Designing Pro-social Networks through Multi-Agent Learning Theory

Artificial intelligence (AI) and algorithmic decision-making play a large and increasing role in how we conduct economic activity and organize our societies. We use such algorithms to allocate public funds, discover and share information, hire employees, approve mortgages, and a variety of other important tasks. However, despite the fact that these algorithms and the people that use them usually don't act in isolation, most work in AI does little to examine the precise mechanics of how people and algorithms interact, adapt and mutually influence each other through economic, physical, social, and other ties. Over the past decade, social networks and large internet platforms have amassed an unprecedented level of social and political importance. Social networks are the primary means by which much of the world obtains information and communicates with others. Thus they play an essential role in people's access to information, exposure to ideas, community building, mental health, and participation in democracy. The ability for platforms to provide us with content that is perfectly tailored to our specific interests, no matter how niche, has been transformative, allowing for both self-discovery and for connections to forge between individuals who share the same interests and life circumstances. Yet, the boundaries for incentives for social network companies remain unclear, as profit stems from engagement at scale, the economic motivations of these platforms have naturally led them serve individuals with the exact content that they will find most addictive which is not necessarily the healthiest content. This has led to a widescale harm by enabling polarization, online harassment, and mis/disinformation. It is important that we study how social networks can evolve to mitigate harm and support ``pro-social" goals and how best to align these goals with the incentives of the platforms.

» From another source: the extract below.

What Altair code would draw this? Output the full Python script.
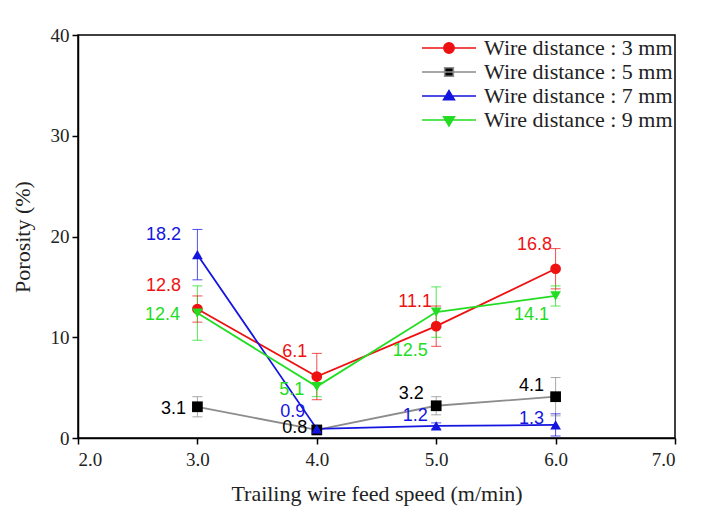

On social networks, algorithmic personalization drives users into filter bubbles where they rarely see content that deviates from their interests. We present a model for content curation and personalization that avoids filter bubbles, along with algorithmic guarantees and nearly matching lower bounds. In our model, the platform interacts with n users over T timesteps, choosing content for each user from k categories. The platform receives stochastic rewards as in a multi-arm bandit. To avoid filter bubbles, we draw on the intuition that if some users are shown some category of content, then all users should see at least a small amount of that content. We first analyze a naive formalization of this intuition and show it has unintended consequences: it leads to “tyranny of the majority” with the burden of diversification borne disproportionately by those with minority interests. This leads us to our model which distributes this burden more equitably. We require that the probability any user is shown a particular type of content is at least γ times the average probability all users are shown that type of content. Full personalization corresponds to γ = 0 and complete homogenization corresponds to γ = 1; hence, γ encodes a hard cap on the level of personalization. We also analyze additional formulations where the platform can exceed its cap but pays a penalty proportional to its constraint violation. We provide algorithmic guarantees for optimizing recommendations subject to these constraints. These include nearly matching upper and lower bounds for the entire range of γ ∈ [0, 1] showing that the cumulative reward of a multi-agent variant of the Upper-Confidence-Bound algorithm is nearly optimal. Using real-world preference data, we empirically verify that under our model, users share the burden of diversification and experience only minor utility loss when recommended more diversified content.